By drawing some circles, we can tell that it’s longer than 2 units, but shorter than 3 units.
To find an exact value for the length of the segment, we can build a square on it, using the segment as one of the sides of the square.
The area of this square is 5 square units. (Can you see why?) That means the exact value of the length of its side is \(\sqrt5\) units.
Notice that 5 is greater than 4, but less than 9. That means that \(\sqrt5\) is greater than 2, but less than 3. This makes sense because we already saw that the length of the segment is in between 2 and 3.

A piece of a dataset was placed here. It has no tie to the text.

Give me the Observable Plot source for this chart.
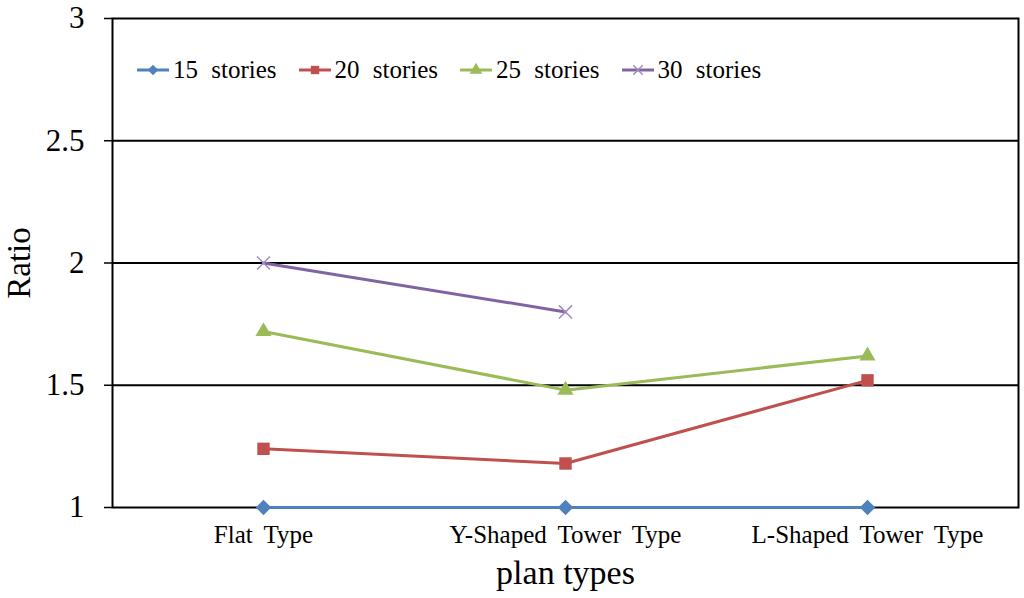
<!DOCTYPE html>
<html>
<head>
<meta charset="utf-8">
<script src="https://cdn.jsdelivr.net/npm/d3@7"></script>
<script src="https://cdn.jsdelivr.net/npm/@observablehq/plot@0.6"></script>
<style>
  html, body { margin: 0; padding: 0; background: #fff; }
  #wrap { position: relative; width: 1024px; height: 598px; font-family: "Liberation Serif", serif; }
  #legend { position: absolute; left: 136px; top: 56px; display: flex; align-items: center; font-size: 25px; word-spacing: 7px; color: #000; }
  .item { display: flex; align-items: center; margin-right: 21px; }
  .item svg { margin-right: 3px; }
  svg [aria-label="x-axis tick label"] text { word-spacing: 5px; }
</style>
</head>
<body>
<div id="wrap"><div id="chart"></div><div id="legend"></div></div>
<script>
const categories = ["Flat Type", "Y-Shaped Tower Type", "L-Shaped Tower Type"];
const seriesNames = ["15 stories", "20 stories", "25 stories", "30 stories"];
const colors = ["#4F81BD", "#C0504D", "#9BBB59", "#8064A2"];
const symbols = ["diamond2", "square", "triangle", "times"];
const s15 = [1.0, 1.0, 1.0];
const s20 = [1.24, 1.18, 1.52];
const s25 = [1.72, 1.48, 1.62];
const s30 = [2.0, 1.80, null];
const yTicks = [1, 1.5, 2, 2.5, 3];
const gridLines = [1.5, 2, 2.5];

const allSeries = [s15, s20, s25, s30];
const data = [];
allSeries.forEach((vals, i) => vals.forEach((v, j) => {
  if (v != null) data.push({series: seriesNames[i], cat: categories[j], value: v});
}));

const font = "Liberation Serif";
const marks = [
  Plot.ruleY(gridLines, {stroke: "#000", strokeWidth: 2}),
  Plot.frame({stroke: "#000", strokeWidth: 2}),
  Plot.axisY({ticks: yTicks, tickFormat: d => String(d), tickSize: 8, tickPadding: 20, fontSize: 31, label: null, stroke: "#000", strokeWidth: 1.5}),
  Plot.axisX({tickSize: 0, tickPadding: 18, fontSize: 25, label: null}),
  Plot.text(["Ratio"], {frameAnchor: "left", textAnchor: "middle", dx: -93, rotate: -90, fontSize: 33, fill: "#000"}),
  Plot.text(["plan types"], {frameAnchor: "bottom", dy: 76, fontSize: 34, fill: "#000"})
];
seriesNames.forEach((name, i) => {
  const d = data.filter(r => r.series === name);
  marks.push(Plot.line(d, {x: "cat", y: "value", stroke: colors[i], strokeWidth: 3}));
  if (symbols[i] === "times") {
    marks.push(Plot.dot(d, {x: "cat", y: "value", symbol: "times", stroke: "#A08CC0", strokeWidth: 1.5, r: 6}));
  } else {
    marks.push(Plot.dot(d, {x: "cat", y: "value", symbol: symbols[i], fill: colors[i], stroke: "none", r: symbols[i] === "triangle" ? 6 : 7}));
  }
});

const chart = Plot.plot({
  width: 1024, height: 598,
  marginLeft: 112, marginRight: 6, marginTop: 18, marginBottom: 91,
  style: {fontFamily: font, background: "#fff", color: "#000"},
  x: {type: "point", domain: categories, padding: 0.5},
  y: {domain: [1, 3]},
  marks
});
document.getElementById("chart").appendChild(chart);

const legend = document.getElementById("legend");
seriesNames.forEach((name, i) => {
  const item = document.createElement("div");
  item.className = "item";
  const sym = d3.symbol().type(
    symbols[i] === "diamond2" ? d3.symbolDiamond2 :
    symbols[i] === "square" ? d3.symbolSquare :
    symbols[i] === "triangle" ? d3.symbolTriangle : d3.symbolTimes
  ).size(symbols[i] === "times" ? 60 : 70)();
  const fill = symbols[i] === "times" ? "none" : colors[i];
  const stroke = symbols[i] === "times" ? "#A08CC0" : "none";
  item.innerHTML = `<svg width="34" height="20"><line x1="1" y1="10" x2="33" y2="10" stroke="${colors[i]}" stroke-width="3"/><path transform="translate(17,10)" d="${sym}" fill="${fill}" stroke="${stroke}" stroke-width="1.5"/></svg><span>${name}</span>`;
  legend.appendChild(item);
});
</script>
</body>
</html>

With some arithmetic, we can get an even more precise idea of where \(\sqrt5\) is on the number line. The image with the circles shows that \(\sqrt5\) is closer to 2 than 3, so let’s find the value of 2.1^{2} and 2.2^{2} and see how close they are to 5. It turns out that \(2.1^2=4.41\) and \(2.2^2=4.84\), so we need to try a larger number. If we increase our search by a tenth, we find that \(2.3^2=5.29\). This means that \(\sqrt5\) is greater than 2.2, but less than 2.3. If we wanted to keep going, we could try \(2.25^2\) and eventually narrow the value of \(\sqrt5\) to the hundredths place. Calculators do this same process to many decimal places, giving an approximation like \(\sqrt5 \approx 2.2360679775\). Even though this is a lot of decimal places, it is still not exact because \(\sqrt5\) is irrational.